### DATASET ROWS
============
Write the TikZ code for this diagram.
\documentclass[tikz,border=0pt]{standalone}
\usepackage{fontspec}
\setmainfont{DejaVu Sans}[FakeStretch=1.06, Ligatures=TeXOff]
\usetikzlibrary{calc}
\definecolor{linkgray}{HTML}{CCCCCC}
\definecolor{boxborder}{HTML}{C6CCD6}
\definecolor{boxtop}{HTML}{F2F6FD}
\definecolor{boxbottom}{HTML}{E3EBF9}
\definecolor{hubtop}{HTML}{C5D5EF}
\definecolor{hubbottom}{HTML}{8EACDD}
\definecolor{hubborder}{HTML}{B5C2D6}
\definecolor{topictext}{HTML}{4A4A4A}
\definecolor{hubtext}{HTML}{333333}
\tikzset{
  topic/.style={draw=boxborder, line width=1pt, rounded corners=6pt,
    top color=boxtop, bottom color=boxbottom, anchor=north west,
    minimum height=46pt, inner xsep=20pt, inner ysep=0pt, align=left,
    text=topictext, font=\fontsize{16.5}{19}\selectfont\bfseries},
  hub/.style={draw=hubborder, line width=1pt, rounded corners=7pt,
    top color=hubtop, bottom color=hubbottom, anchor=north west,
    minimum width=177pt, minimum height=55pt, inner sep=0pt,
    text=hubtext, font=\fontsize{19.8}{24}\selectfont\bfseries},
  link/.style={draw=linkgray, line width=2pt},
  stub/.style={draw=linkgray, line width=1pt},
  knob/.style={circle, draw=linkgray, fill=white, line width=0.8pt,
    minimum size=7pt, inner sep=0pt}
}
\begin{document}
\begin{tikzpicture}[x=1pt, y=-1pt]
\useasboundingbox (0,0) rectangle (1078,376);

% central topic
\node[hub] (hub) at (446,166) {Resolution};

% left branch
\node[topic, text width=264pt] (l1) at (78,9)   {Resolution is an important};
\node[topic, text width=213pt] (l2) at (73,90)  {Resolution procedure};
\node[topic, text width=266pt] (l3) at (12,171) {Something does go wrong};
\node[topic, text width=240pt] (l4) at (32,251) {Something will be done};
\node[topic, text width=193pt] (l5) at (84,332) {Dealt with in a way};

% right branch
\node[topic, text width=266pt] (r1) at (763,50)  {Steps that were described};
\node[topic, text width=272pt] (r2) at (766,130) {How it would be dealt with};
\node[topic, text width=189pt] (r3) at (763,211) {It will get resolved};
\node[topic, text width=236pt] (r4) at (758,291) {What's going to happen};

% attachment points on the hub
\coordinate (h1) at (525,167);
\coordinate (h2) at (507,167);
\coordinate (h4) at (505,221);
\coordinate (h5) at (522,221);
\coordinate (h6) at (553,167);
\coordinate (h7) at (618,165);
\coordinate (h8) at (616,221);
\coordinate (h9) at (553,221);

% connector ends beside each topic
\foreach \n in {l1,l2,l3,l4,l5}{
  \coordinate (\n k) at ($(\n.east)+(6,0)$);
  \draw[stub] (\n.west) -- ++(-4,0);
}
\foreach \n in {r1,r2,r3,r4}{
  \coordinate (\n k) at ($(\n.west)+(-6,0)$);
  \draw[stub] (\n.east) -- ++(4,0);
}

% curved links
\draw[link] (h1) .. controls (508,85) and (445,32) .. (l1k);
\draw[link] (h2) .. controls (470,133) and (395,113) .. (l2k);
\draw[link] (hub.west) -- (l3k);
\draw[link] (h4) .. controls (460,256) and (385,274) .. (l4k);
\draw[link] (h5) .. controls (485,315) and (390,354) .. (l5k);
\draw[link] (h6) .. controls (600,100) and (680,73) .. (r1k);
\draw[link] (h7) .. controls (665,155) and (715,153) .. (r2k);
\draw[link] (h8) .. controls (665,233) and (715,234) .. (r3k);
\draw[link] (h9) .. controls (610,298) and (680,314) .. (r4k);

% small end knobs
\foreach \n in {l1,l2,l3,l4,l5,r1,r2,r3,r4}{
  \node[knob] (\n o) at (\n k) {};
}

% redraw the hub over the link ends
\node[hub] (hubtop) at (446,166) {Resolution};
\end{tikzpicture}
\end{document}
============
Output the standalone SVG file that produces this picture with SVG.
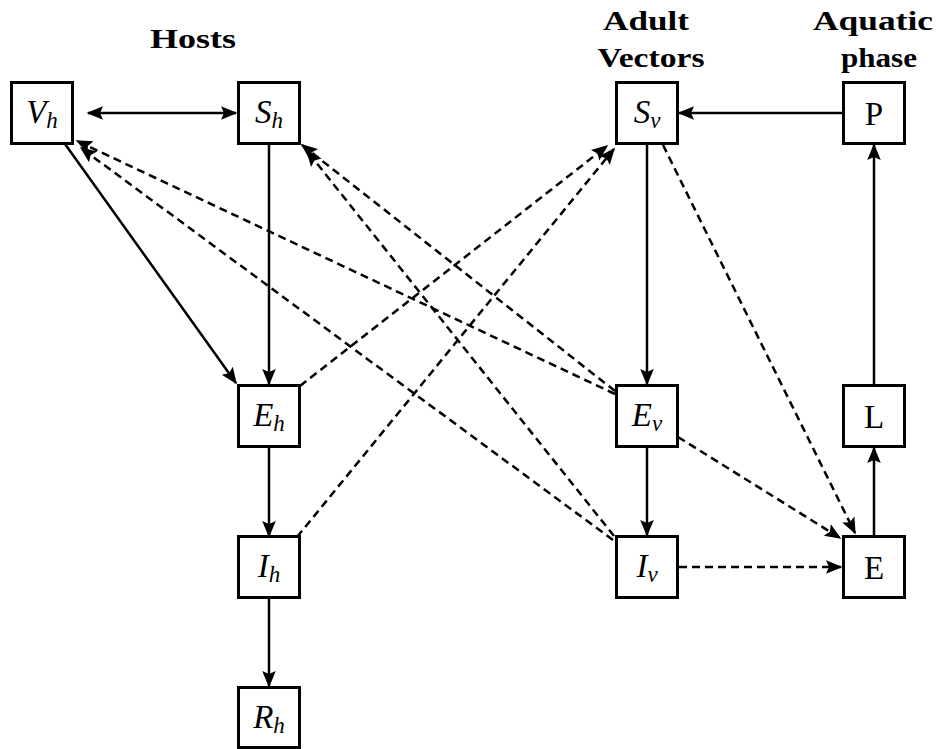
============
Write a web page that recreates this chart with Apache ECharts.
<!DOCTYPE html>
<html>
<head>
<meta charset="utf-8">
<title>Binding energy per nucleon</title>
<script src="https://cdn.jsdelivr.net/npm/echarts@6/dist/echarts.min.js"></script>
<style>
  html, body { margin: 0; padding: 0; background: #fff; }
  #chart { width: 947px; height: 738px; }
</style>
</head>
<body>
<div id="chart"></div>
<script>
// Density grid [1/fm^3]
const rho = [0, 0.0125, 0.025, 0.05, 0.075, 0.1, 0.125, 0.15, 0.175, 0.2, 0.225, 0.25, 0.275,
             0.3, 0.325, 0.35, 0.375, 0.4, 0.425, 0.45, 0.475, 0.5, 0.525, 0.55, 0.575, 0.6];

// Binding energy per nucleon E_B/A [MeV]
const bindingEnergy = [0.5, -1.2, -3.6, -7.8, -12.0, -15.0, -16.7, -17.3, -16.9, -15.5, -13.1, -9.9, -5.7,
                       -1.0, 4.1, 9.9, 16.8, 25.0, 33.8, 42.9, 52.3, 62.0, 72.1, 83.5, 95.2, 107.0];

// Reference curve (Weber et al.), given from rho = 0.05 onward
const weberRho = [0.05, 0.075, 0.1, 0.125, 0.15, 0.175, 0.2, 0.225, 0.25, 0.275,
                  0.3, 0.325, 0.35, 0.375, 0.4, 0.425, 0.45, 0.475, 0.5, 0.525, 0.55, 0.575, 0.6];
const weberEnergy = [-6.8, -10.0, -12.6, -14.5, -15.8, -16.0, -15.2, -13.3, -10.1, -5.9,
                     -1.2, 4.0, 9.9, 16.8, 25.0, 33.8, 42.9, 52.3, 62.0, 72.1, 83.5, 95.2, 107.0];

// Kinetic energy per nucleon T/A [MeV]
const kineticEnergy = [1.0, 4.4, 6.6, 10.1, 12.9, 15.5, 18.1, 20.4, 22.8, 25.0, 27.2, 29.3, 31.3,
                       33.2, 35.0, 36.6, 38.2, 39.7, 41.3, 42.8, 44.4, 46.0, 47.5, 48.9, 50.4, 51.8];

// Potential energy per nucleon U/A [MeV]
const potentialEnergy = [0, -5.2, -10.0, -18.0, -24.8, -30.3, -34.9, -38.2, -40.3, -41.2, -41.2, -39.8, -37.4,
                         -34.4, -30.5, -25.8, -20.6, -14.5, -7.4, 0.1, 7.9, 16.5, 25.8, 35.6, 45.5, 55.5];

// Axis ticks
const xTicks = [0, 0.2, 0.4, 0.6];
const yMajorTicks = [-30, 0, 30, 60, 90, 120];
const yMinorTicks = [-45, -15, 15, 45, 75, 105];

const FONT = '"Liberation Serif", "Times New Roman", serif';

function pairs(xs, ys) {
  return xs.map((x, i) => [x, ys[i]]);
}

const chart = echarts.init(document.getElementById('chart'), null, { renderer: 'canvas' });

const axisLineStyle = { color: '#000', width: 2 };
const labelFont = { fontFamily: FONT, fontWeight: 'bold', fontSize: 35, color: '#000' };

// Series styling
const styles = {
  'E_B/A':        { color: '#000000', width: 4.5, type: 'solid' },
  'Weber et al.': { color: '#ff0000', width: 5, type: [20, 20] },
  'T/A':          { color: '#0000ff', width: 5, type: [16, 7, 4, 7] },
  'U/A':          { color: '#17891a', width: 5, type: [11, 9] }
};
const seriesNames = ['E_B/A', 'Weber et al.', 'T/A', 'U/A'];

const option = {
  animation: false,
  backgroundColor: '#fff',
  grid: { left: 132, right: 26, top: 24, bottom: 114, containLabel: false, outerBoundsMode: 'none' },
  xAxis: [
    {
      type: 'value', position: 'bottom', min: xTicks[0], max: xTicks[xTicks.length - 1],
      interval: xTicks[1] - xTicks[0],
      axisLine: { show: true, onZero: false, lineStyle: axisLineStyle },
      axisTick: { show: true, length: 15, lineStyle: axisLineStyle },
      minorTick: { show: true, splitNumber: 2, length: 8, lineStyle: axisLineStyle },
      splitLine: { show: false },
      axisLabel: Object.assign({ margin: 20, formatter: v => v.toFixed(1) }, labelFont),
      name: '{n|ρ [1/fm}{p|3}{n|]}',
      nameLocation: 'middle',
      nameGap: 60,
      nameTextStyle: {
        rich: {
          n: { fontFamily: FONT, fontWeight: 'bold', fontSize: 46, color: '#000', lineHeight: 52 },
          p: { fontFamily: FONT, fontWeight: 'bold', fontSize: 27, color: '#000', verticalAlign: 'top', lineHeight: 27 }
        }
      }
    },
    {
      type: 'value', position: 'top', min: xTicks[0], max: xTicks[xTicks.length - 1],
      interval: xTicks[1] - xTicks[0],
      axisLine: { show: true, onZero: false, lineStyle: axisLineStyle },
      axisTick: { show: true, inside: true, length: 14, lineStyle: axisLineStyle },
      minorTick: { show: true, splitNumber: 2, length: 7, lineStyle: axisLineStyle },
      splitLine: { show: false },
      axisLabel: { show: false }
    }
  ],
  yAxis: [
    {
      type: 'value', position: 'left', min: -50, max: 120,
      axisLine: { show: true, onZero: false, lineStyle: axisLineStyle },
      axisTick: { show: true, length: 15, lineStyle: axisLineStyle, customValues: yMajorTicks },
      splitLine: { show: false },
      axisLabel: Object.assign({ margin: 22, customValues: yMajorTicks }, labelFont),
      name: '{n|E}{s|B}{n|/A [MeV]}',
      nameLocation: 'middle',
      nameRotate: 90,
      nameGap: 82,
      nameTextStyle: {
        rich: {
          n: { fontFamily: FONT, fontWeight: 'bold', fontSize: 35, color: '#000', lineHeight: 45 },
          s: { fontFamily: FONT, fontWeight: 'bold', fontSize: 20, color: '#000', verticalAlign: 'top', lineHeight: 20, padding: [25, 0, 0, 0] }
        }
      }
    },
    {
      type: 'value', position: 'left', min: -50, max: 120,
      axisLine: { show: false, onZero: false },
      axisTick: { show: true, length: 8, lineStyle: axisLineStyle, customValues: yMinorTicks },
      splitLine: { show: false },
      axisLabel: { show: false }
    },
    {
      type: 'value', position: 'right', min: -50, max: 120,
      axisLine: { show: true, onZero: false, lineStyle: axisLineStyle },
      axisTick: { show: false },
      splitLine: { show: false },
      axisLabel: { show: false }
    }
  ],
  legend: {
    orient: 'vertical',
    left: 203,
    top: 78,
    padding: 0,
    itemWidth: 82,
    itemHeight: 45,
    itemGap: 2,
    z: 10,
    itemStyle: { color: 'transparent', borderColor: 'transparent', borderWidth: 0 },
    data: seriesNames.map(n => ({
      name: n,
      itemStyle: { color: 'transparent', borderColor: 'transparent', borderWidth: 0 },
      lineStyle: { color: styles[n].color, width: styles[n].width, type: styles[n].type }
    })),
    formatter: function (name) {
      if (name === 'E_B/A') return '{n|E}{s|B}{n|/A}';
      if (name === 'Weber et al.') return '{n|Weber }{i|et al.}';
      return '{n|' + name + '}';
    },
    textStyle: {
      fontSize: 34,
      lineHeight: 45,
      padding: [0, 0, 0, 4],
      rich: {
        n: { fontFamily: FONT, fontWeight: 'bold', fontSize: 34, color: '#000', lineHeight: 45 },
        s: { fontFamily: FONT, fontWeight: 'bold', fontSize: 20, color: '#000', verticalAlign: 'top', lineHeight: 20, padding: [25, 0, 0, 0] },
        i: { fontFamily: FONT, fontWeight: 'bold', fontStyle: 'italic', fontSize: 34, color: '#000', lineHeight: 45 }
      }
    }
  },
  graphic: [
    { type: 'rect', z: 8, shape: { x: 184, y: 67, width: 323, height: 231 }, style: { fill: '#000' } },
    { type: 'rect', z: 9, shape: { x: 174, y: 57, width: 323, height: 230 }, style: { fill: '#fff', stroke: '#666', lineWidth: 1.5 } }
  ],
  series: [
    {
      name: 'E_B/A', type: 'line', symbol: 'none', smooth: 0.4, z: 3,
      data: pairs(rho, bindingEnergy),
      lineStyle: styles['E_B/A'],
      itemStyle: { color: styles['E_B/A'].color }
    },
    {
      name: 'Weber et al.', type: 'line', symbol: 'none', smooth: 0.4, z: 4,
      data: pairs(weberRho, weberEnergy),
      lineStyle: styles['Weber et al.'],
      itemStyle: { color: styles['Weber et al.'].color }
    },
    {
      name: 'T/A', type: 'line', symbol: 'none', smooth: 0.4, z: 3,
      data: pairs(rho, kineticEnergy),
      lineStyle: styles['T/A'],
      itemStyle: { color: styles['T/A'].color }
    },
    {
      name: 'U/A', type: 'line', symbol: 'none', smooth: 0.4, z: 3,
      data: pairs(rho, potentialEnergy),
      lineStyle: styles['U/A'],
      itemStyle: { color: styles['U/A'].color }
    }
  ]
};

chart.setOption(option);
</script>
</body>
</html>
============
### TASK DIRECTIONS
Filter the records above for "Write" and copy every matching line.

### FINISHED TASK
Write the TikZ code for this diagram.
Write a web page that recreates this chart with Apache ECharts.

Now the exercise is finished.